:: WHAT NEEDS TO BE DONE ::
Output the material below unchanged, apart from leaving out the pictures.

:: STORED DATA ::
==*==
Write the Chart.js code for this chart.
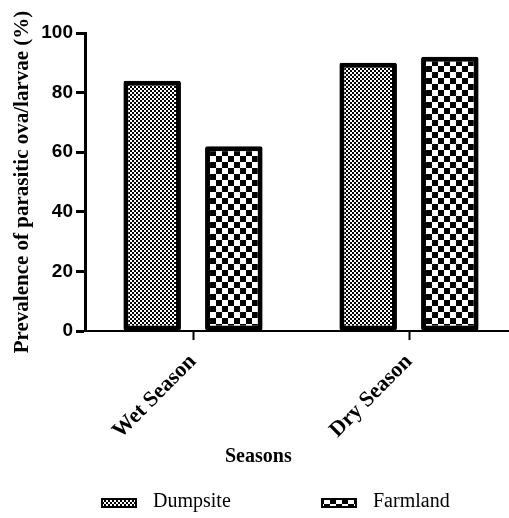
<!DOCTYPE html>
<html><head><meta charset="utf-8">
<script src="https://cdn.jsdelivr.net/npm/chart.js@4.4.1/dist/chart.umd.min.js"></script>
<style>html,body{margin:0;padding:0;background:#fff;}canvas{display:block;}</style>
</head><body>
<canvas id="c" width="509" height="518"></canvas>
<script>
const categories = ['Wet Season', 'Dry Season'];
const seriesNames = ['Dumpsite', 'Farmland'];
const dumpsiteValues = [84, 90];
const farmlandValues = [62, 92];
const yTickValues = [0, 20, 40, 60, 80, 100];
const yTitle = 'Prevalence of parasitic ova/larvae (%)';
const xTitle = 'Seasons';

const SERIF = '"Liberation Serif", "Times New Roman", serif';
const SANS = '"Liberation Sans", Arial, sans-serif';

const canvas = document.getElementById('c');
const ctx = canvas.getContext('2d');

function makePattern(size) {
  const c = document.createElement('canvas');
  c.width = size * 2; c.height = size * 2;
  const g = c.getContext('2d');
  g.fillStyle = '#fff'; g.fillRect(0, 0, size * 2, size * 2);
  g.fillStyle = '#000';
  g.fillRect(0, 0, size, size);
  g.fillRect(size, size, size, size);
  return ctx.createPattern(c, 'repeat');
}
const patterns = [makePattern(2), makePattern(6)];

// the plot area of the reference runs a little past the right edge of the image
const extendX = {
  id: 'extendX',
  afterLayout(chart) {
    const s = chart.scales.x;
    s.right = s.right + 8;
    s.width = s.right - s.left;
    s.configure();
  }
};

const extras = {
  id: 'extras',
  afterDraw(chart) {
    const g = chart.ctx;
    g.save();
    g.fillStyle = '#000';
    g.textAlign = 'left';
    g.textBaseline = 'alphabetic';
    g.font = 'bold 20px ' + SERIF;
    g.fillText(xTitle, 225, 462);
    const boxX = [101, 321];
    g.font = '20px ' + SERIF;
    chart.data.datasets.forEach((ds, i) => {
      const x = boxX[i], y = 498, w = 36, h = 10;
      g.fillStyle = ds.backgroundColor;
      g.fillRect(x, y, w, h);
      g.lineWidth = 2;
      g.strokeStyle = '#000';
      g.strokeRect(x + 1, y + 1, w - 2, h - 2);
      g.fillStyle = '#000';
      g.fillText(ds.label, x + 52, 507);
    });
    g.restore();
  }
};

new Chart(ctx, {
  type: 'bar',
  data: {
    labels: categories,
    datasets: [
      { label: seriesNames[0], data: dumpsiteValues, backgroundColor: patterns[0] },
      { label: seriesNames[1], data: farmlandValues, backgroundColor: patterns[1] }
    ]
  },
  options: {
    responsive: false,
    animation: false,
    events: [],
    layout: { padding: { top: 33, left: 0, right: 0, bottom: 0 } },
    datasets: {
      bar: {
        categoryPercentage: 0.756,
        barPercentage: 0.705,
        borderColor: '#000',
        borderWidth: 5,
        borderSkipped: false,
        borderRadius: 2
      }
    },
    plugins: { legend: { display: false }, tooltip: { enabled: false } },
    scales: {
      x: {
        offset: true,
        grid: { offset: false, drawOnChartArea: false, drawTicks: true, tickLength: 9, tickWidth: 2, tickColor: '#000' },
        border: { display: true, color: '#000', width: 2 },
        ticks: {
          color: '#000',
          font: { family: SERIF, size: 22, weight: 'bold' },
          minRotation: 45, maxRotation: 45, autoSkip: false, padding: 9
        },
        afterFit(s) { s.height = 187; }
      },
      y: {
        min: 0, max: 100,
        afterBuildTicks(s) { s.ticks = yTickValues.map(v => ({ value: v })); },
        ticks: { color: '#000', font: { family: SANS, size: 19, weight: 'bold' }, padding: 3 },
        grid: { drawOnChartArea: false, drawTicks: true, tickLength: 9, tickWidth: 3, tickColor: '#000' },
        border: { display: true, color: '#000', width: 3 },
        title: {
          display: true, text: yTitle, color: '#000',
          font: { family: SERIF, size: 21, weight: 'bold' },
          padding: { top: 10, bottom: 0 }
        },
        afterFit(s) { s.width = 85; }
      }
    }
  },
  plugins: [extendX, extras]
});
</script>
</body></html>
==*==
:: SOLUTION FOR THIS PROBLEM ::
Write the Chart.js code for this chart.
<!DOCTYPE html>
<html><head><meta charset="utf-8">
<script src="https://cdn.jsdelivr.net/npm/chart.js@4.4.1/dist/chart.umd.min.js"></script>
<style>html,body{margin:0;padding:0;background:#fff;}canvas{display:block;}</style>
</head><body>
<canvas id="c" width="509" height="518"></canvas>
<script>
const categories = ['Wet Season', 'Dry Season'];
const seriesNames = ['Dumpsite', 'Farmland'];
const dumpsiteValues = [84, 90];
const farmlandValues = [62, 92];
const yTickValues = [0, 20, 40, 60, 80, 100];
const yTitle = 'Prevalence of parasitic ova/larvae (%)';
const xTitle = 'Seasons';

const SERIF = '"Liberation Serif", "Times New Roman", serif';
const SANS = '"Liberation Sans", Arial, sans-serif';

const canvas = document.getElementById('c');
const ctx = canvas.getContext('2d');

function makePattern(size) {
  const c = document.createElement('canvas');
  c.width = size * 2; c.height = size * 2;
  const g = c.getContext('2d');
  g.fillStyle = '#fff'; g.fillRect(0, 0, size * 2, size * 2);
  g.fillStyle = '#000';
  g.fillRect(0, 0, size, size);
  g.fillRect(size, size, size, size);
  return ctx.createPattern(c, 'repeat');
}
const patterns = [makePattern(2), makePattern(6)];

// the plot area of the reference runs a little past the right edge of the image
const extendX = {
  id: 'extendX',
  afterLayout(chart) {
    const s = chart.scales.x;
    s.right = s.right + 8;
    s.width = s.right - s.left;
    s.configure();
  }
};

const extras = {
  id: 'extras',
  afterDraw(chart) {
    const g = chart.ctx;
    g.save();
    g.fillStyle = '#000';
    g.textAlign = 'left';
    g.textBaseline = 'alphabetic';
    g.font = 'bold 20px ' + SERIF;
    g.fillText(xTitle, 225, 462);
    const boxX = [101, 321];
    g.font = '20px ' + SERIF;
    chart.data.datasets.forEach((ds, i) => {
      const x = boxX[i], y = 498, w = 36, h = 10;
      g.fillStyle = ds.backgroundColor;
      g.fillRect(x, y, w, h);
      g.lineWidth = 2;
      g.strokeStyle = '#000';
      g.strokeRect(x + 1, y + 1, w - 2, h - 2);
      g.fillStyle = '#000';
      g.fillText(ds.label, x + 52, 507);
    });
    g.restore();
  }
};

new Chart(ctx, {
  type: 'bar',
  data: {
    labels: categories,
    datasets: [
      { label: seriesNames[0], data: dumpsiteValues, backgroundColor: patterns[0] },
      { label: seriesNames[1], data: farmlandValues, backgroundColor: patterns[1] }
    ]
  },
  options: {
    responsive: false,
    animation: false,
    events: [],
    layout: { padding: { top: 33, left: 0, right: 0, bottom: 0 } },
    datasets: {
      bar: {
        categoryPercentage: 0.756,
        barPercentage: 0.705,
        borderColor: '#000',
        borderWidth: 5,
        borderSkipped: false,
        borderRadius: 2
      }
    },
    plugins: { legend: { display: false }, tooltip: { enabled: false } },
    scales: {
      x: {
        offset: true,
        grid: { offset: false, drawOnChartArea: false, drawTicks: true, tickLength: 9, tickWidth: 2, tickColor: '#000' },
        border: { display: true, color: '#000', width: 2 },
        ticks: {
          color: '#000',
          font: { family: SERIF, size: 22, weight: 'bold' },
          minRotation: 45, maxRotation: 45, autoSkip: false, padding: 9
        },
        afterFit(s) { s.height = 187; }
      },
      y: {
        min: 0, max: 100,
        afterBuildTicks(s) { s.ticks = yTickValues.map(v => ({ value: v })); },
        ticks: { color: '#000', font: { family: SANS, size: 19, weight: 'bold' }, padding: 3 },
        grid: { drawOnChartArea: false, drawTicks: true, tickLength: 9, tickWidth: 3, tickColor: '#000' },
        border: { display: true, color: '#000', width: 3 },
        title: {
          display: true, text: yTitle, color: '#000',
          font: { family: SERIF, size: 21, weight: 'bold' },
          padding: { top: 10, bottom: 0 }
        },
        afterFit(s) { s.width = 85; }
      }
    }
  },
  plugins: [extendX, extras]
});
</script>
</body></html>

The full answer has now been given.